The tumours of mice with colon cancer diminished with size and number when the animals were fed cranberry extracts, in an experiment by researchers at the University of Massachusetts, Dartmouth.
They are now trying to identify the molecules in the fruit responsible, which they say could lead to a better understanding of the anti-cancer potentia.
The research was presented at the 250th National Meeting & Exposition of the American Chemical Society (ACS), in Boston.
Colon cancer, a common form of the disease in western countries, offers a good target for a dietary treatment, one of the researchers, Dr Catherine Neto said.
“Cranberry extracts may also afford protection toward other cancers, but it seems reasonable to look at colon cancer,” she says. “Cranberry constituents and metabolites should be bioavailable to the colon as digestion proceeds.”

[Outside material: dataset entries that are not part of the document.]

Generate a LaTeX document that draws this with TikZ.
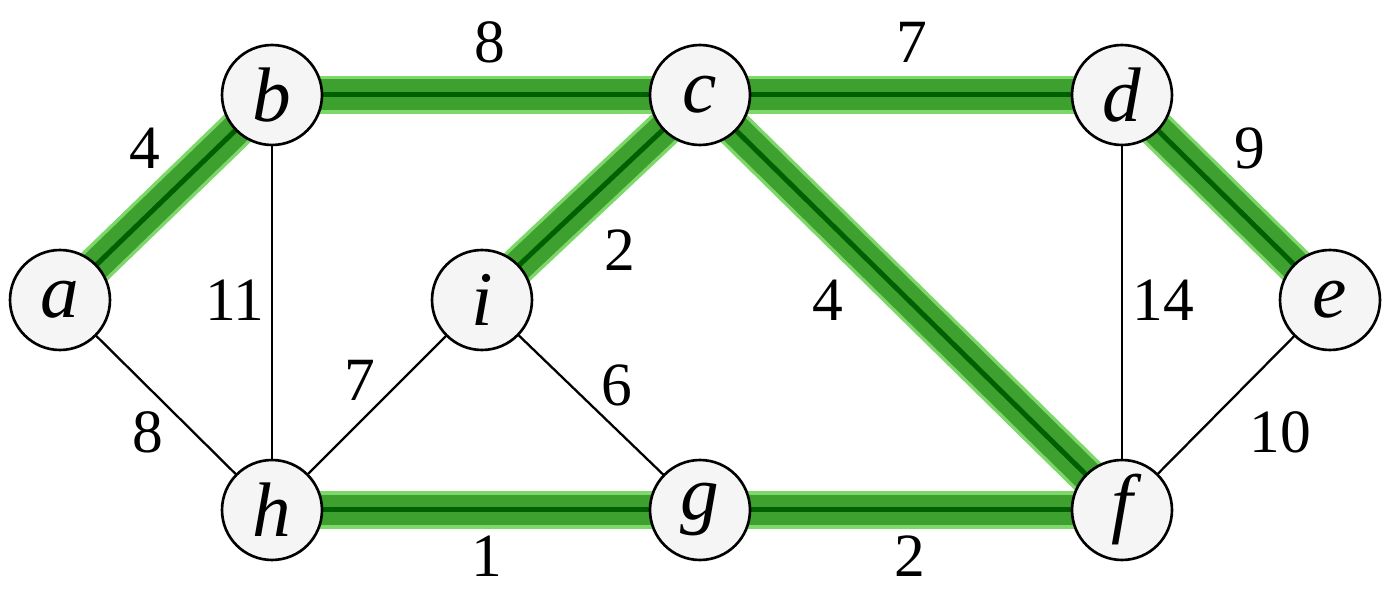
\documentclass[tikz,border=0pt]{standalone}
\usepackage{fontspec}
\setmainfont{Liberation Serif}
\usetikzlibrary{backgrounds}
\definecolor{bandlight}{RGB}{125,215,105}
\definecolor{bandmid}{RGB}{62,160,46}
\definecolor{banddark}{RGB}{0,95,0}
\begin{document}
\begin{tikzpicture}[x=0.02cm,y=0.02cm,
    vtx/.style={circle,draw,line width=1.5pt,fill=black!4,minimum size=2cm,inner sep=0pt,font=\fontsize{44}{48}\selectfont\itshape},
    wt/.style={inner sep=1pt,font=\fontsize{35}{38}\selectfont}]
  \useasboundingbox (0,0) rectangle (1387,592);
  % vertices
  \foreach \x/\y/\v in {60/292/a,272/497/b,700/497/c,1122/497/d,1330/292/e,482/292/i,272/82/h,700/82/g,1122/82/f}
    \node[vtx] (\v) at (\x,\y) {\v};
  % edges
  \begin{scope}[on background layer]
    \foreach \p/\q in {a/b,b/c,c/d,d/e,c/i,c/f,h/g,g/f}{
      \draw[line width=0.76cm,bandlight] (\p.center)--(\q.center);
      \draw[line width=0.62cm,bandmid] (\p.center)--(\q.center);
      \draw[line width=0.1cm,banddark] (\p.center)--(\q.center);}
    \foreach \p/\q in {a/h,b/h,h/i,i/g,d/f,e/f}\draw[line width=1.3pt] (\p.center)--(\q.center);
  \end{scope}
  % weights
  \foreach \x/\y/\w[count=\k] in {145/444/4,490/550/8,912/550/7,1250/444/9,235/292/11,620/342/2,828/292/4,1163/292/14,360/212/7,617/207/6,148/160/8,1280/160/10,487/36/1,910/36/2}
    \node[wt] (w\k) at (\x,\y) {\w};
\end{tikzpicture}
\end{document}
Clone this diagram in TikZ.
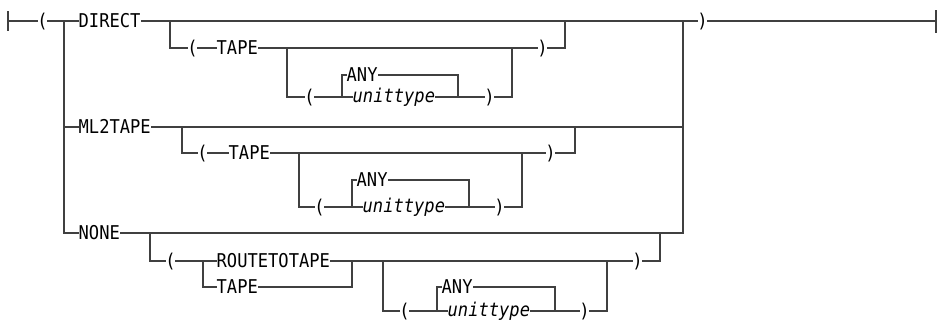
\documentclass[tikz,border=0pt]{standalone}
\usepackage{fontspec}
\newfontfamily\rrfont[FakeStretch=0.9]{DejaVu Sans Mono}
\newcommand\rrtaille{\rrfont\fontsize{19}{22}\selectfont}
\usepackage{tikz}

\tikzset{
  voie/.style={draw=black!75, line width=1.3pt, line cap=rect},
  mot/.style={anchor=west, inner xsep=0.5pt, inner ysep=0pt, text height=13.9pt, text depth=0pt},
  var/.style={mot, font=\rrtaille\itshape, text height=10.4pt},
  par/.style={inner sep=0pt, text height=13.9pt, text depth=0pt},
}

\begin{document}
\begin{tikzpicture}[x=1pt, y=-1pt, font=\rrtaille]
\useasboundingbox (0,0) rectangle (938,322);

% Tronc principal
\node[par] (ouvre) at (42.5,21) {(};
\node[mot] (direct) at (78,21) {DIRECT};
\node[mot] (ml2tape) at (78,127) {ML2TAPE};
\node[mot] (none) at (78,233) {NONE};
\node[par] (ferme) at (702.5,21) {)};
\coordinate (debut) at (8,21);
\coordinate (fin) at (936,21);
\coordinate (gauche) at (64,21);
\coordinate (droite) at (683,21);

\draw[voie, line cap=butt] ([yshift=10pt]debut) -- ([yshift=-10pt]debut);
\draw[voie] (debut) -- (ouvre.west);
\draw[voie] (ouvre.east) -- (gauche) -- (direct.west);
\draw[voie] (gauche) |- (none.west);
\draw[voie] (gauche |- ml2tape.west) -- (ml2tape.west);
\draw[voie] (direct.east) -- (droite) -- (ferme.west);
\draw[voie] (ml2tape.east) -- (droite |- ml2tape.east);
\draw[voie] (none.east) -| (droite);
\draw[voie] (ferme.east) -- (fin);
\draw[voie, line cap=butt] ([yshift=11pt]fin) -- ([yshift=-12pt]fin);

% Option DIRECT
\node[par] (ouvreA) at (192.5,48) {(};
\node[mot] (tapeA) at (216,48) {TAPE};
\node[par] (ouvreA2) at (309.5,97) {(};
\node[mot] (anyA) at (346,75) {ANY};
\node[var] (unitA) at (352,97) {unittype};
\node[par] (fermeA2) at (489.5,97) {)};
\node[par] (fermeA) at (542.5,48) {)};
\coordinate (jA1) at (170,21);
\coordinate (jA2) at (287,48);
\coordinate (gA) at (342,97);
\coordinate (dA) at (458,97);
\coordinate (jA3) at (512,48);
\coordinate (jA4) at (565,21);

\draw[voie] (jA1) |- (ouvreA.west);
\draw[voie] (ouvreA.east) -- (tapeA.west);
\draw[voie] (tapeA.east) -- (jA3) -- (fermeA.west);
\draw[voie] (fermeA.east) -| (jA4);
\draw[voie] (jA2) |- (ouvreA2.west);
\draw[voie] (ouvreA2.east) -- (gA) -- (unitA.west);
\draw[voie] (gA) |- (anyA.west);
\draw[voie] (anyA.east) -| (dA);
\draw[voie] (unitA.east) -- (dA) -- (fermeA2.west);
\draw[voie] (fermeA2.east) -| (jA3);

% Option ML2TAPE
\node[par] (ouvreB) at (202.5,153) {(};
\node[mot] (tapeB) at (228,153) {TAPE};
\node[par] (ouvreB2) at (319.5,207) {(};
\node[mot] (anyB) at (356,180) {ANY};
\node[var] (unitB) at (362,207) {unittype};
\node[par] (fermeB2) at (499.5,207) {)};
\node[par] (fermeB) at (550.5,153) {)};
\coordinate (jB1) at (182,127);
\coordinate (jB2) at (299,153);
\coordinate (gB) at (352,207);
\coordinate (dB) at (469,207);
\coordinate (jB3) at (522,153);
\coordinate (jB4) at (575,127);

\draw[voie] (jB1) |- (ouvreB.west);
\draw[voie] (ouvreB.east) -- (tapeB.west);
\draw[voie] (tapeB.east) -- (jB3) -- (fermeB.west);
\draw[voie] (fermeB.east) -| (jB4);
\draw[voie] (jB2) |- (ouvreB2.west);
\draw[voie] (ouvreB2.east) -- (gB) -- (unitB.west);
\draw[voie] (gB) |- (anyB.west);
\draw[voie] (anyB.east) -| (dB);
\draw[voie] (unitB.east) -- (dB) -- (fermeB2.west);
\draw[voie] (fermeB2.east) -| (jB3);

% Option NONE
\node[par] (ouvreC) at (170.5,261) {(};
\node[mot] (routeC) at (216,261) {ROUTETOTAPE};
\node[mot] (tapeC) at (216,287) {TAPE};
\node[par] (ouvreC2) at (404.5,311) {(};
\node[mot] (anyC) at (441,287) {ANY};
\node[var] (unitC) at (447,311) {unittype};
\node[par] (fermeC2) at (584.5,311) {)};
\node[par] (fermeC) at (637.5,261) {)};
\coordinate (jC1) at (150,233);
\coordinate (cC1) at (203,261);
\coordinate (cC2) at (352,261);
\coordinate (jC2) at (383,261);
\coordinate (gC) at (437,311);
\coordinate (dC) at (555,311);
\coordinate (jC3) at (607,261);
\coordinate (jC4) at (660,233);

\draw[voie] (jC1) |- (ouvreC.west);
\draw[voie] (ouvreC.east) -- (cC1) -- (routeC.west);
\draw[voie] (cC1) |- (tapeC.west);
\draw[voie] (tapeC.east) -| (cC2);
\draw[voie] (routeC.east) -- (jC3) -- (fermeC.west);
\draw[voie] (fermeC.east) -| (jC4);
\draw[voie] (jC2) |- (ouvreC2.west);
\draw[voie] (ouvreC2.east) -- (gC) -- (unitC.west);
\draw[voie] (gC) |- (anyC.west);
\draw[voie] (anyC.east) -| (dC);
\draw[voie] (unitC.east) -- (dC) -- (fermeC2.west);
\draw[voie] (fermeC2.east) -| (jC3);
\end{tikzpicture}
\end{document}
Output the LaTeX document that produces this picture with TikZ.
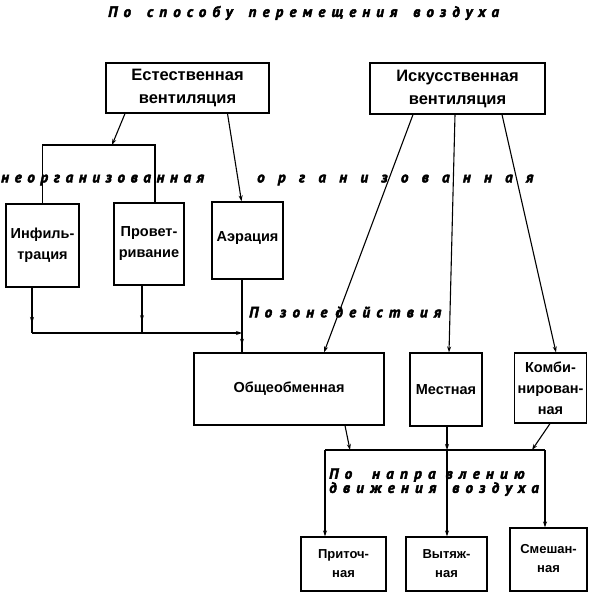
\documentclass[tikz,border=0pt]{standalone}
\usepackage{fontspec}
\setmainfont{Liberation Sans}
\newfontfamily\labfont{PT Sans}
\usetikzlibrary{calc,arrows.meta,decorations.markings}
\newcommand{\lab}[1]{\labfont\bfseries\itshape\fontsize{15}{15}\selectfont\addfontfeature{LetterSpace=#1,FakeBold=3}}
\begin{document}
\begin{tikzpicture}[x=1pt,y=-1pt,
  box/.style={draw, line width=1.2pt, inner sep=0pt, align=center, font=\bfseries\fontsize{16.5}{23}\selectfont},
  sbox/.style={box, font=\bfseries\fontsize{14.5}{21}\selectfont},
  bbox/.style={box, font=\bfseries\fontsize{13}{19}\selectfont},
  ln/.style={line width=1.1pt},
  arr/.style={ln, -{Stealth[length=6pt,width=4pt]}},
  arrat/.style={ln, postaction={decorate}, decoration={markings, mark=at position #1 with {\arrow{Stealth[length=6pt,width=4pt]}}}},
  lbl/.style={inner sep=0pt, anchor=west}]
\useasboundingbox (0,0) rectangle (588,593);

% boxes
\node[box, minimum width=163pt, minimum height=50pt] (est) at (187.5,88) {Естественная\\вентиляция};
\node[box, minimum width=175pt, minimum height=51pt] (isk) at (457.5,88.5) {Искусственная\\вентиляция};
\node[sbox, minimum width=73pt, minimum height=83pt] (inf) at (42.5,245.5) {Инфиль-\\трация};
\node[sbox, minimum width=70pt, minimum height=82pt] (prov) at (149,244) {Провет-\\ривание};
\node[sbox, minimum width=71pt, minimum height=77pt] (aer) at (247.5,240.5) {\raisebox{8pt}{Аэрация}};
\node[sbox, minimum width=190pt, minimum height=72pt] (obsh) at (289,389) {Общеобменная};
\node[sbox, minimum width=72pt, minimum height=73pt] (mest) at (446,389.5) {Местная};
\node[sbox, minimum width=72pt, minimum height=70pt] (komb) at (550.5,388) {Комби-\\нирован-\\ная};
\node[bbox, minimum width=85pt, minimum height=54pt] (prit) at (343.5,564) {\raisebox{-3pt}{\begin{tabular}{@{}c@{}}Приточ-\\ная\end{tabular}}};
\node[bbox, minimum width=81pt, minimum height=54pt] (vyt) at (446.5,564) {\raisebox{-3pt}{\begin{tabular}{@{}c@{}}Вытяж-\\ная\end{tabular}}};
\node[bbox, minimum width=77pt, minimum height=63pt] (smesh) at (548.5,559.5) {\raisebox{-5pt}{\begin{tabular}{@{}c@{}}Смешан-\\ная\end{tabular}}};

% labels
\node[lbl] (title) at (108,13) {\lab{41}По\hspace{16pt}способу\hspace{16pt}перемещения\hspace{16pt}воздуха};
\node[lbl] (neorg) at (1,180) {\lab{38}неорганизованная};
\node[lbl] (org) at (257,180) {\lab{89}организованная};
\node[lbl] (zona) at (249,312) {\lab{42}По\hspace{8pt}зоне\hspace{8pt}действия};
\node[lbl] (napr1) at (329,475) {\lab{42}По\hspace{20pt}напра\hspace{10pt}влению};
\node[lbl] (napr2) at (329,489) {\lab{42}движения\hspace{16pt}воздуха};

% natural ventilation
\coordinate (bl) at (42.5,145);
\coordinate (br) at (155,145);
\coordinate (ba) at (112,145);
\draw[ln] (inf.north) -- (bl) -- (br) -- (br |- prov.north);
\draw[arr] ($(est.south)+(-62.5,0)$) -- (ba);
\draw[arr] ($(est.south)+(40,0)$) -- ($(aer.north)+(-6,0)$);

\coordinate (c1) at (32,333);
\coordinate (c2) at (142,333);
\coordinate (j) at (242,333);
\draw[arrat=0.78] ($(inf.south)+(-10.5,0)$) -- (c1);
\draw[arrat=0.75] ($(prov.south)+(-7,0)$) -- (c2);
\draw[arr] (c1) -- (j);
\draw[ln] ($(aer.south)+(-5.5,0)$) -- (j);
\draw[arrat=0.6] (j) -- ($(obsh.north)+(-47,0)$);

% artificial ventilation
\draw[arr] ($(isk.south)+(-44.5,0)$) -- ($(obsh.north)+(35,0)$);
\draw[arr] ($(isk.south)+(-2.5,0)$) -- ($(mest.north)+(3,0)$);
\draw[arr] ($(isk.south)+(44.5,0)$) -- ($(komb.north)+(5.5,0)$);

% bottom
\coordinate (hl) at (325,450);
\coordinate (hr) at (545,450);
\coordinate (k1) at (350,450);
\coordinate (k2) at (447,450);
\coordinate (k3) at (532,450);
\draw[ln] (hl) -- (hr);
\draw[arr] ($(obsh.south)+(56,0)$) -- (k1);
\draw[arr] ($(mest.south)+(1,0)$) -- (k2);
\draw[arr] ($(komb.south)+(-0.5,0)$) -- (k3);
\draw[arr] (hl) -- (hl |- prit.north);
\draw[arr] (k2) -- (k2 |- vyt.north);
\draw[arr] (hr) -- (hr |- smesh.north);
\end{tikzpicture}
\end{document}
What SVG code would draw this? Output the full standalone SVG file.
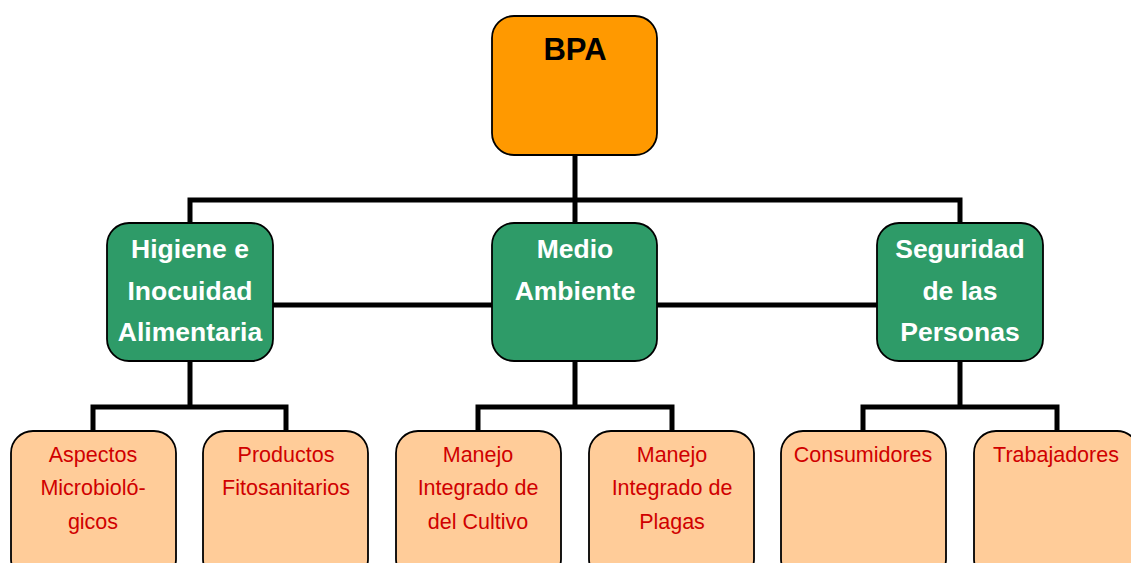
<svg xmlns="http://www.w3.org/2000/svg" width="1131" height="563" viewBox="0 0 1131 563">
<style>
.ln{fill:none;stroke:#000;stroke-width:5;stroke-linejoin:miter;stroke-linecap:butt}
.top{fill:#ff9900;stroke:#000;stroke-width:1.8}
.mid{fill:#2e9b68;stroke:#000;stroke-width:1.8}
.bot{fill:#ffcc99;stroke:#000;stroke-width:1.8}
.t1{font-family:"Liberation Sans",Arial,sans-serif;font-weight:bold;font-size:31px;fill:#000;text-anchor:middle}
.t2{font-family:"Liberation Sans",Arial,sans-serif;font-weight:bold;font-size:26.5px;fill:#fff;text-anchor:middle}
.t3{font-family:"Liberation Sans",Arial,sans-serif;font-size:21.5px;fill:#d00000;text-anchor:middle}
</style>
<rect width="1131" height="563" fill="#fff"/>
<g id="connectors">
<path class="ln" d="M575 155V223"/>
<path class="ln" d="M190 223V200H960V223"/>
<path class="ln" d="M273 305H492M657 305H877"/>
<path class="ln" d="M190 360V407M93 431V407H286V431"/>
<path class="ln" d="M575 360V407M478 431V407H672V431"/>
<path class="ln" d="M960 360V407M863 431V407H1057V431"/>
</g>
<g id="bpa">
<rect class="top" x="492" y="16" width="165" height="139" rx="22"/>
<text class="t1" x="575" y="60">BPA</text>
</g>
<g id="higiene">
<rect class="mid" x="107" y="223" width="166" height="138" rx="22"/>
<text class="t2" x="190" y="258">Higiene e</text>
<text class="t2" x="190" y="300">Inocuidad</text>
<text class="t2" x="190" y="341">Alimentaria</text>
</g>
<g id="medio">
<rect class="mid" x="492" y="223" width="165" height="138" rx="22"/>
<text class="t2" x="575" y="258">Medio</text>
<text class="t2" x="575" y="300">Ambiente</text>
</g>
<g id="seguridad">
<rect class="mid" x="877" y="223" width="166" height="138" rx="22"/>
<text class="t2" x="960" y="258">Seguridad</text>
<text class="t2" x="960" y="300">de las</text>
<text class="t2" x="960" y="341">Personas</text>
</g>
<g id="aspectos">
<rect class="bot" x="11" y="431" width="165" height="150" rx="22"/>
<text class="t3" x="93" y="462">Aspectos</text>
<text class="t3" x="93" y="495">Microbioló-</text>
<text class="t3" x="93" y="529">gicos</text>
</g>
<g id="productos">
<rect class="bot" x="203" y="431" width="165" height="150" rx="22"/>
<text class="t3" x="286" y="462">Productos</text>
<text class="t3" x="286" y="495">Fitosanitarios</text>
</g>
<g id="manejo-cultivo">
<rect class="bot" x="396" y="431" width="165" height="150" rx="22"/>
<text class="t3" x="478" y="462">Manejo</text>
<text class="t3" x="478" y="495">Integrado de</text>
<text class="t3" x="478" y="529">del Cultivo</text>
</g>
<g id="manejo-plagas">
<rect class="bot" x="589" y="431" width="165" height="150" rx="22"/>
<text class="t3" x="672" y="462">Manejo</text>
<text class="t3" x="672" y="495">Integrado de</text>
<text class="t3" x="672" y="529">Plagas</text>
</g>
<g id="consumidores">
<rect class="bot" x="781" y="431" width="165" height="150" rx="22"/>
<text class="t3" x="863" y="462">Consumidores</text>
</g>
<g id="trabajadores">
<rect class="bot" x="974" y="431" width="165" height="150" rx="22"/>
<text class="t3" x="1056" y="462">Trabajadores</text>
</g>
</svg>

In previous studies, Neto and her colleagues found that chemicals derived from cranberry extracts could selectively kill off colon tumour cells in laboratory dishes.
“We’ve identified several compounds in cranberry extracts over the years that seemed promising, but we’ve always wanted to look at what happens with the compounds in an animal model of cancer,” Neto says.
This led to a collaboration with Hang Xiao of the University of Massachusetts, Amherst. His team had developed a mouse model that mimics the type of colon cancer associated with colitis, an inflammatory bowel condition that affects hundreds of thousands of people in the U.S. alone.